A new bipartisan bill wants to ensure the next century of tech is written in America

A new bipartisan bill wants to ensure the next century of tech is written in America



A new bipartisan bill wants to ensure the next century of tech is written in America

On Thursday, Congress took a small but significant step toward ensuring America remains the best place in the world to build. Bipartisan legislation – the Promoting Innovation in Blockchain Development Act of 2026 – would protect software developers from being swept up under criminal code Section 1960, a statute designed for money laundering, not innovation. For builders working in good faith on open-source software, that legal gray zone has cast a chill on American competitiveness.

It is one bill. But the principle it embodies reaches further than any single piece of legislation – and it arrives at a pivotal moment.

As the United States approaches its 250th anniversary this July, it is tempting to look backward to commemorate milestones and celebrate triumphs. But America’s most consequential moments have rarely come from preservation alone. They have come from renewal: building new systems that allowed the country to adapt to a changing world.

Every American century has been defined not just by ideals, but by infrastructure. Canals and railroads powered industrial expansion. Telecommunications connected a continental economy. The internet reshaped commerce, culture and capital markets. Each era rewarded those willing to build.

Today, the next layer of infrastructure is taking shape in code.

Software developers are the architects of modern economic systems. They shape how money moves, how markets function and how people coordinate on a global scale. Unlike the builders of past eras, many are globally distributed and highly mobile – choosing where to work and innovate based on clarity, opportunity and regulatory environment. Open-source development allows anyone, anywhere, to contribute foundational code. That work has produced billions of lines of software that are collectively maintained and power modern commerce and coordination.

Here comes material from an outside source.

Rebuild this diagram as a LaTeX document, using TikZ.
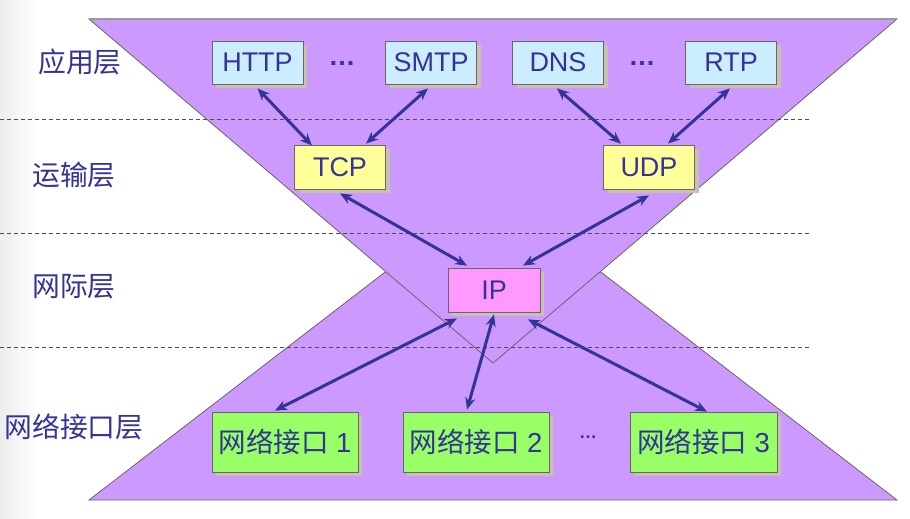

At the same time, the nature of financial infrastructure itself is evolving. Where previous generations built physical rails, today’s builders are creating digital rails – protocols that move value, establish trust and operate at internet speed. These layers increasingly underpin payments, financial services, identity and ownership.

One illustration of this transformation is the growth of the developer ecosystem building on Solana. According to the most recent Electric Capital Developer Report, Solana was the leading ecosystem for new developers in 2024, growing 84% year over year. The Solana ecosystem shows how fast, low-cost, open infrastructure attracts and retains talent willing to invest in solving real problems – from payments and decentralized finance to identity and decentralized applications at scale.

This is not about hype or token prices. It’s about where infrastructure gets deployed, and whether the builders of tomorrow, who write the code that defines digital markets, feel a country welcomes innovation or obstructs it.

Globally, governments are recognizing this reality. Several jurisdictions have moved forward with clear frameworks for digital assets and blockchain-based systems, providing developers and entrepreneurs with predictability. This sends a signal: building is welcome here.

In the United States, there are encouraging signs of progress beyond Thursday’s bill. Under the leadership of SEC Chairman Paul Atkins, the Commission is shifting from a posture defined primarily by enforcement toward one focused on engagement, clarity and constructive rulemaking.

Developers and market participants do not expect the absence of regulation – they expect rules that are understandable, durable and aligned with how modern technology actually functions. Recent efforts to engage industry, solicit public input and distinguish bad actors from good-faith builders are an important step toward restoring confidence that the United States intends to lead, not lag, in the development of digital financial infrastructure.

We have seen this dynamic before. The early days of railroads, aviation and the internet were marked by experimentation and ambiguity. Regulation followed innovation, not the other way around. That sequence was not a flaw; it was a feature of leadership. It allowed the United States to set global standards rather than inherit them.

As we look toward America’s next 250 years, the same principle applies. Protecting the freedom to build – especially in open, general-purpose technologies – is a core American value. Writing code, absent intent to harm, is a form of expression and exploration. A nation founded on free speech and enterprise should be cautious about criminalizing innovation simply because it is new.

This moment is also an opportunity to renew American leadership in capital markets. Blockchain-based systems enable faster settlement, broader participation and more resilient market infrastructure – an evolution some have termed “internet capital markets.” These ideas are not about overnight disruption, but about upgrading the rails beneath existing institutions so they remain globally competitive.

The question before us is not whether these technologies will shape the global economy. They already are. The question is whether the United States will lead its development – or watch as talent, standards, and capital consolidate elsewhere.

America’s founders did not assume their experiment would succeed forever. They designed it so future generations could improve it. As we celebrate our nation’s 250th year, we face a similar responsibility: not to preserve the past unchanged, but to ensure that future builders still see America as the best place in the world to build.

The next American century will be written in code. The choice we make now determines where that code gets written.